Over the longer-term, emerging markets are set to benefit from demographic and population tailwinds for faster economic growth. Aging workforces in the developed world will need emerging markets to produce more goods for global consumption. The World Bank forecasts developing economies to generate growth of around 5% annually, nearly twice the rate of growth in the developed world.

Create Your Own Emerging Market Fund From These Standouts
While the region is not as popular as Asia-Pacific with EM investors, Latin America was one of the first to rebound from the global financial crisis and middle-class growth is driving strong retail sales across the region. Brazil has always been the popular pick for investing in Latin America, but socialized corruption and overspending on the World Cup and Olympics make it more of a gamble than an investment. Unfortunately, the regional iShares fund still over-weights its holdings with 42% on Brazilian companies. 

Many of the countries in Latin America benefit from their trade relationship with the United States, a factor that will help their economies grow compared to other emerging markets more closely tied to slowing China. On the potential for a rebound in the region, the best way to profit may be through individual country funds.

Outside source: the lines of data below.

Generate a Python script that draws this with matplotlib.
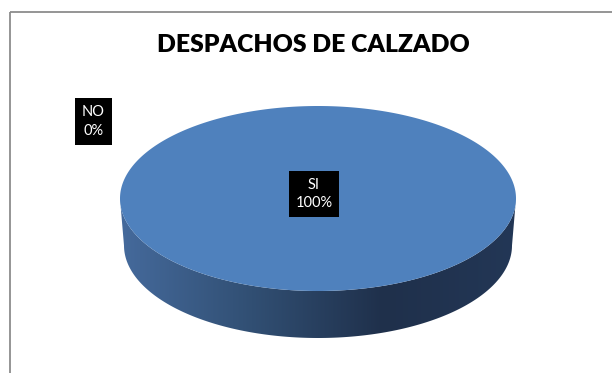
import numpy as np
import matplotlib
matplotlib.use("Agg")
import matplotlib.pyplot as plt
from matplotlib.patches import Polygon, Rectangle
from matplotlib.colors import LinearSegmentedColormap

# datos del grafico
categorias = ["SI", "NO"]
valores = [100, 0]
colores = ["#4f81bd", "#c0504d"]
titulo = "DESPACHOS DE CALZADO"

# geometria del pastel 3D (en pixeles, eje y hacia abajo)
cx, cy = 318, 198.5
rx, ry = 198, 92.5
profundidad = 47
rx_base = 194

fig = plt.figure(figsize=(6.12, 3.73), dpi=100)
ax = fig.add_axes([0, 0, 1, 1])
ax.set_xlim(0, 612)
ax.set_ylim(373, 0)
ax.axis("off")

# marco gris del area del grafico
ax.add_patch(Rectangle((9.5, 12), 700, 500, fill=False, edgecolor="#8c8c8c", linewidth=1.3))

ax.text(313, 45, titulo, ha="center", va="center", fontsize=17.8, fontweight="heavy",
        family=["Lato", "DejaVu Sans"], color="black")

cmap_lado = LinearSegmentedColormap.from_list(
    "lado", ["#456a9c", "#314f73", "#1f304b", "#233756"], N=256)

total = float(sum(valores))
inicio = -np.pi / 2  # arranca a las 12 en punto, sentido horario
for nombre, v, col in zip(categorias, valores, colores):
    frac = v / total
    if frac <= 0:
        continue
    fin = inicio + frac * 2 * np.pi

    # lado visible (parte frontal, t entre 0 y pi)
    if frac >= 1:
        t_lo, t_hi = 0, np.pi
    else:
        t_lo, t_hi = max(inicio, 0), min(fin, np.pi)
    if t_hi > t_lo:
        t = np.linspace(t_lo, t_hi, 200)
        arriba = np.column_stack([cx + rx * np.cos(t), cy + ry * np.sin(t)])
        abajo = np.column_stack([cx + rx_base * np.cos(t[::-1]),
                                 cy + profundidad + ry * np.sin(t[::-1])])
        lado = Polygon(np.vstack([arriba, abajo]), closed=True, facecolor="none", edgecolor="none")
        ax.add_patch(lado)
        grad = np.linspace(0, 1, 256).reshape(1, -1)
        im = ax.imshow(grad, extent=[cx - rx, cx + rx, cy + ry + profundidad, cy],
                       cmap=cmap_lado, aspect="auto", interpolation="bilinear", zorder=2)
        im.set_clip_path(lado)

    # cara superior
    t = np.linspace(inicio, fin, 400)
    pts = np.column_stack([cx + rx * np.cos(t), cy + ry * np.sin(t)])
    if frac < 1:
        pts = np.vstack([[cx, cy], pts])
    ax.add_patch(Polygon(pts, closed=True, facecolor=col, edgecolor="none", zorder=3))
    inicio = fin

ax.set_xlim(0, 612)
ax.set_ylim(373, 0)

# etiquetas de datos
pos_etiquetas = {"SI": (314, 194), "NO": (93.5, 121.5)}
for nombre, v in zip(categorias, valores):
    pct = 100 * v / total
    x, y = pos_etiquetas[nombre]
    ax.text(x, y, f"{nombre}\n{pct:.0f}%", ha="center", va="center", fontsize=10.5,
            family=["Lato", "DejaVu Sans"], color="white", linespacing=1.45, zorder=5,
            bbox=dict(boxstyle="square,pad=0.45", facecolor="black", edgecolor="none"))

fig.savefig("out.png", dpi=100)
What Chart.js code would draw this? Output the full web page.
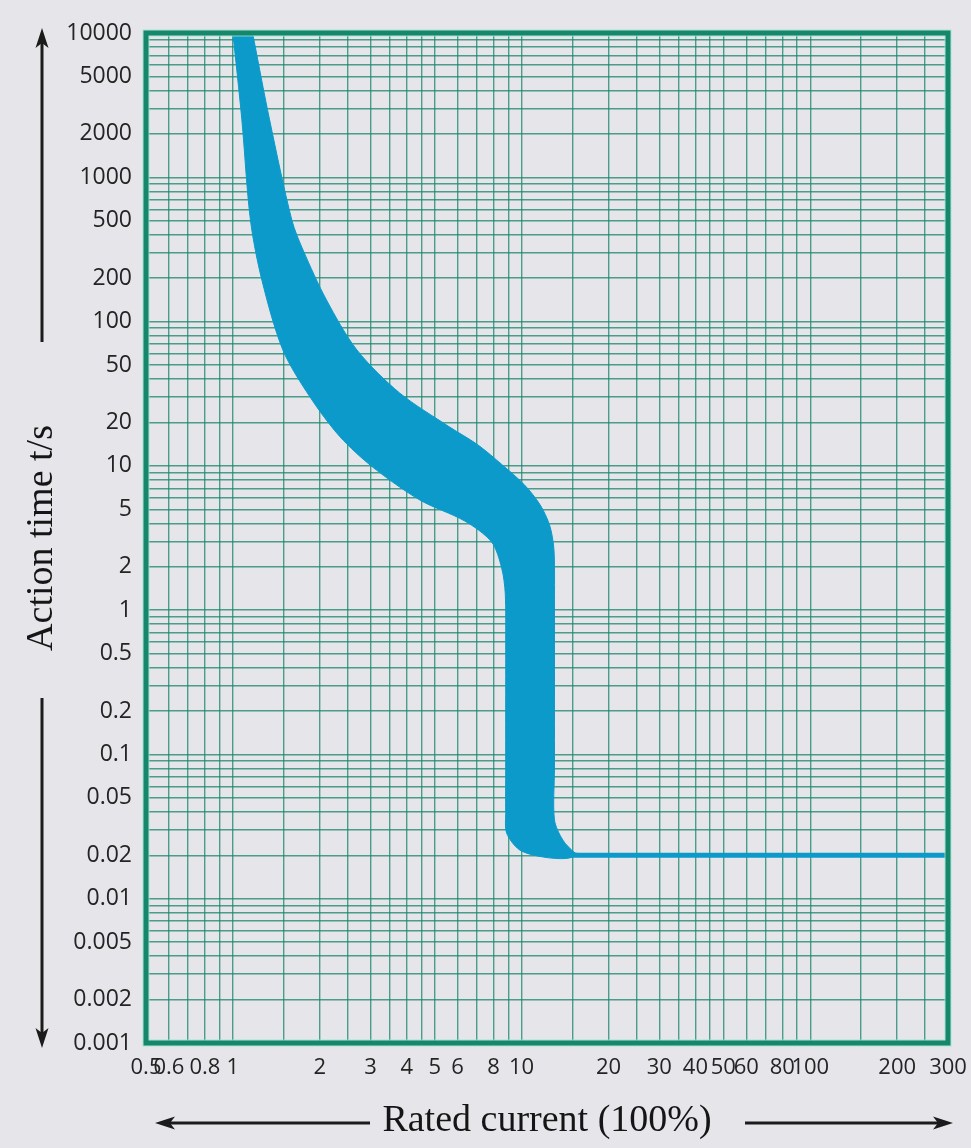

There are four countries in Latin America that have the clear advantage in economic freedom and GDP growth. Mexico benefits from its trade relationship with the United States and reforms under President Nieto. The economy is expected to grow between 2.6% to 3.6% this year on a strong job market. The iShares MSCI Mexico (NYSE: EWW) is off its high by 27% and trades for 17 times trailing earnings.

Colombia has been one of the hardest hit on the selloff in oil prices but the central bank forecasts growth of 3% in 2016, helped by an aggressive infrastructure spending plan by the government. The Global X MSCI Colombia (NYSE: GXG) trades for 11 times trailing earnings and is 47% off its 52-week high.

Chile has long been the free market example in the region and has built a stabilization fund of $13.8 billion to limit effects of low copper prices. BBVA Research sees economic growth this year of 3.5% and lower inflation may help to support the currency against the dollar. The iShares MSCI Chile Capped (NYSE: ECH) trades for 13 times trailing earnings and is 34% off its 52-week high.

Peru liberalized its markets later than neighbors but has been enjoying much faster growth as its economy plays catch-up. GDP growth this year is forecast at 4.6% and could grow 6.0% in 2017. The iShares MSCI All Peru (NYSE: EPU) trades for just 11 times trailing earnings and is 43% off its 52-week high.

Risks to Consider: Volatility in the four funds will be high until the dollar weakens or commodity prices stabilize. Catalysts are coming to push prices higher but it could be the second half of the year before the markets rebound.

Action to Take: Build your own Latin American regional fund with ETFs on the four best economic stories in the theme. Take advantage of blood in the streets on the current selloff ahead of the rebound.